Infrastructure Learning
Just finished reading this excellent report History and Theory of Infrastructure Lessons for New Scientific Cyberinfrastructure Funded by the National Science Foundation in the US.
And I think i am finally getting back on track!
- Infrastructural development involves much contingency, uncertainty and historical specificity
- while heterogeneous they have shared patterns, processes and emergent lessons that span across the time and types of infrastructure construction when historically and socially compared
- Infrastructures build on previous bodies of knowledge and doing, in the case of the cyberinfrastructure in question, it emerged from both practice and technology: the growth in the practice of doing statistics, taking a census, the growth of counting or information gathering by the state; also the growth of knowledge workers - encyclopedist coupled with the technological and organizational capabilities to sort, sift and store information.
- The information society thus builds on the long history of large scale production systems - industrial/control revolution, the punch card reader came from a previous technologies knows as carbon paper and manila envelopes which provided organizational context to support the need of the punch card, that all came before computing.
- Bref - there are no innovations that do not have a pre-existing context, technologies are not ahistorical products
organizations are (in part) information processors. People, routines, forms, and classification systems are as integral to information handling as computers, Ethernet cables and Web protocols.

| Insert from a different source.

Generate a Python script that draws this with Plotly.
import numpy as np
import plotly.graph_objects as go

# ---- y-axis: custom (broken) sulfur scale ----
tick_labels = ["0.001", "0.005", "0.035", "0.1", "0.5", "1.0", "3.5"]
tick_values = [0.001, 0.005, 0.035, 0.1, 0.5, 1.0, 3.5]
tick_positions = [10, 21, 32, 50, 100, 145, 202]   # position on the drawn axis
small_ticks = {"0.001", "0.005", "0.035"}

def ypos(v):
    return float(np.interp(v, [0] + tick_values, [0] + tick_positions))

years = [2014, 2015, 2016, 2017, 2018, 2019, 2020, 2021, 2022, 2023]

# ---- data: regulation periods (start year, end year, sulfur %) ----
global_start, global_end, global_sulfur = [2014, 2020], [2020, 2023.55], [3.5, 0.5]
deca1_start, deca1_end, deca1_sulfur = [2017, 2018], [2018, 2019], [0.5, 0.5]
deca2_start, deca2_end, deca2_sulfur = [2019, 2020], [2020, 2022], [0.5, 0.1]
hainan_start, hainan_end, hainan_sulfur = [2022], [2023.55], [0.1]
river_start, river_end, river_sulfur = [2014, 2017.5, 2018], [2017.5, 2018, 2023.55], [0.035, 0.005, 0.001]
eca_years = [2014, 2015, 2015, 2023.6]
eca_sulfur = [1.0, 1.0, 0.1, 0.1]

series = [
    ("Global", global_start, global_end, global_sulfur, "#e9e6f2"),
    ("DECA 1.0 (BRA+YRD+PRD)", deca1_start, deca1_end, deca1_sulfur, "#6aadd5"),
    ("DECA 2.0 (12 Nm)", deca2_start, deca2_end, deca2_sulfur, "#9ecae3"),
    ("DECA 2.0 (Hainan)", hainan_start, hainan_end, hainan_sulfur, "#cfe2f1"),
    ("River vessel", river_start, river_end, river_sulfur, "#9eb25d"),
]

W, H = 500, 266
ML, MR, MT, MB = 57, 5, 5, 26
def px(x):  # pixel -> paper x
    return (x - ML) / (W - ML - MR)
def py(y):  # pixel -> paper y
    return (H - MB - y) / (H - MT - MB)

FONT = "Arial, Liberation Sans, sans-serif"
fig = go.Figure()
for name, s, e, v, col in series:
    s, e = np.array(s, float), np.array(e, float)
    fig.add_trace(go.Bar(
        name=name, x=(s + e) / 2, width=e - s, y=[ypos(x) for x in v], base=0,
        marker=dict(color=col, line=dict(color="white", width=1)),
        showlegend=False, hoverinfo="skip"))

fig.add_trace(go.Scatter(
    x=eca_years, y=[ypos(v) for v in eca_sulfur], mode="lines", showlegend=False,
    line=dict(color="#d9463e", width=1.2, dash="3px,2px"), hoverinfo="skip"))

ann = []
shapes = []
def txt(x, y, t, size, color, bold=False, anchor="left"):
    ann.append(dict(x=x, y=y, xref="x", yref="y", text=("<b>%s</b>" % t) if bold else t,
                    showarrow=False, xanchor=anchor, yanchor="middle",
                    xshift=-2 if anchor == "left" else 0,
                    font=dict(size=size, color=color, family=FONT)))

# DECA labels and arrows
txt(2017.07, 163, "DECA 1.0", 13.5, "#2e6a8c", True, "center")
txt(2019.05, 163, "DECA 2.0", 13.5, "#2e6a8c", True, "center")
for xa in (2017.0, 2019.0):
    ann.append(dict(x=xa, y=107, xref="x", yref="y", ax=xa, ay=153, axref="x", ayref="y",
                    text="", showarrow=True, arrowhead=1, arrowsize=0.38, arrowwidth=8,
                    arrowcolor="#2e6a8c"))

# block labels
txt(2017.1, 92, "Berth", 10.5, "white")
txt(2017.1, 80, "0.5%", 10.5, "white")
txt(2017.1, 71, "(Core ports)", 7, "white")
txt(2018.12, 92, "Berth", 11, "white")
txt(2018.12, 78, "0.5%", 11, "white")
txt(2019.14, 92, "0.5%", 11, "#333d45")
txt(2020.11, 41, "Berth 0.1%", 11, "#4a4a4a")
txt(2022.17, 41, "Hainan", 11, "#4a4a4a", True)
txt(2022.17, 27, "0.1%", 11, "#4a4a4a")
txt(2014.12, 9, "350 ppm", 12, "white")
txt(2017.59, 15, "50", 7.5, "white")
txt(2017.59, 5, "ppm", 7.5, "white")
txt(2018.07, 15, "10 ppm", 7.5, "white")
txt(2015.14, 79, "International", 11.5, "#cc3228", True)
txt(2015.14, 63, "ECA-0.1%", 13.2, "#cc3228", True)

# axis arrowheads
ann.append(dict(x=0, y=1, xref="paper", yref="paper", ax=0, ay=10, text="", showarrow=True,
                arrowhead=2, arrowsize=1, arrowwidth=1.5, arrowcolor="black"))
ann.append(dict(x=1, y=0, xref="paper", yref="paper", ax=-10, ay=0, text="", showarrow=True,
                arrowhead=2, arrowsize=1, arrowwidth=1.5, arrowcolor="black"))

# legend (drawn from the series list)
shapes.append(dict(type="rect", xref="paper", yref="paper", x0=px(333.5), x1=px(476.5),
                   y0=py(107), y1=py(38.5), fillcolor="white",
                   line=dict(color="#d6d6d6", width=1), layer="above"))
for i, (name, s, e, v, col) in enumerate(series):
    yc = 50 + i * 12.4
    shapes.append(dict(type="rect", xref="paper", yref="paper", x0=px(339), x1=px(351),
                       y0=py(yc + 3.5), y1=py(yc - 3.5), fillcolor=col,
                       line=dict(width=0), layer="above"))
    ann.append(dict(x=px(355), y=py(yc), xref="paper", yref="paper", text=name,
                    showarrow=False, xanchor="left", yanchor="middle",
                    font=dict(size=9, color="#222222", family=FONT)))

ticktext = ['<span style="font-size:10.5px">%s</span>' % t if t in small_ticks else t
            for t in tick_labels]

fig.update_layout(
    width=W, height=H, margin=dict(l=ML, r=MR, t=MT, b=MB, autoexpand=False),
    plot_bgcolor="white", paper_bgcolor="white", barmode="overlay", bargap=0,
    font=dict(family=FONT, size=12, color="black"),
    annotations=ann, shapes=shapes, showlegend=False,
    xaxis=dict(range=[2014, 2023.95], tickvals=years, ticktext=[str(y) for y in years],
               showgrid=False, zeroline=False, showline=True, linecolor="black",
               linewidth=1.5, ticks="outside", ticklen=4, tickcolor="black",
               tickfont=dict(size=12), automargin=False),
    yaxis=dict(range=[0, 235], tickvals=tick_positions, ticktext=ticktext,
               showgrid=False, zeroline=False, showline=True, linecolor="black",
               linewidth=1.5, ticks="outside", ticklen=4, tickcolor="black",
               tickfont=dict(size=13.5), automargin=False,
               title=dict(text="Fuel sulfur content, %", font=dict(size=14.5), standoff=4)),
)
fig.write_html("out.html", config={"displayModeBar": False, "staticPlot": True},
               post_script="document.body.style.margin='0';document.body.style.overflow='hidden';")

- The history of letters between scientists, conferences supported by new transportation systems and journals developed as Anderson in Imagined Communities might say simultaneity in thinking, where a scientific community emerges aided by the lingua franca of English and French. These were the evolutions of scientific collaborations.
- Cyberinfrastructures, like all infrastructures i would argue, "include hardware, software, personnel services and organizations" (Atkins Report p. 13).
in building cyberinfrastructure, the key question is not whether this is a "social" problem or a "technical" one. That is putting it the wrong way around. The question is whether we choose, for any given problem, a social or a technical solution or some combination. It is the distribution of solutions that is the object of study. (p.6)
therefore
cyberinfrastructure is the set of organizational practices, technical infrastructure and social norms that collectively provide for the smooth operation of scientific work at a distance. (p.6)
these are intricately tied to engineering and design, and if ignored the infrastructure will fail.
the eventual growth of complex infrastructure and the forms it takes are the result of converging histories, path dependencies, serendipity, innovation, and "bricolage" (tinkering). (p. 6-7).
- the concept of harnessing complexity becomes important since infrastructures are large and complex
Infrastructure is fixed in modular increments, not all at once or globally. Because infrastructure is big, layered, and complex, and because it means different things locally, it is never changed from above. Changes take time and negotiation, and adjustment with other aspects of the systems involved. (Star and Ruhleders in report p.7).
If that is not beautiful enough, particularly when thinking of community communication infrastructures, the report adopts the following approach:
Since infrastructures are incremental and modular, they are always constructed in many places (the local), combined and recombined (the modular), and they take on new meaning in both different times and spaces (the contextual). Better then to deploy a vocabulary of growing, fostering or encouraging in the evolutionary sense when analyzing cyberinfrastructures (p.7).
Dang! I think this is also true for community communication infrastructures, the language this report proposes also reminds me very much of what i see in how Michael envisages Ile Sans Fil in Montreal. In the many conversations i have shared with him, i always get the sense that he is intimately engaged in thinking, conceptualizing, reflecting and nurturing the infrastructures he and the ISF gang have participated in creating in Montreal and supporting or collaborating with in Quebec, Ottawa-Gatineau and Toronto.
I will have to come back and finish this tomorrow! Til then!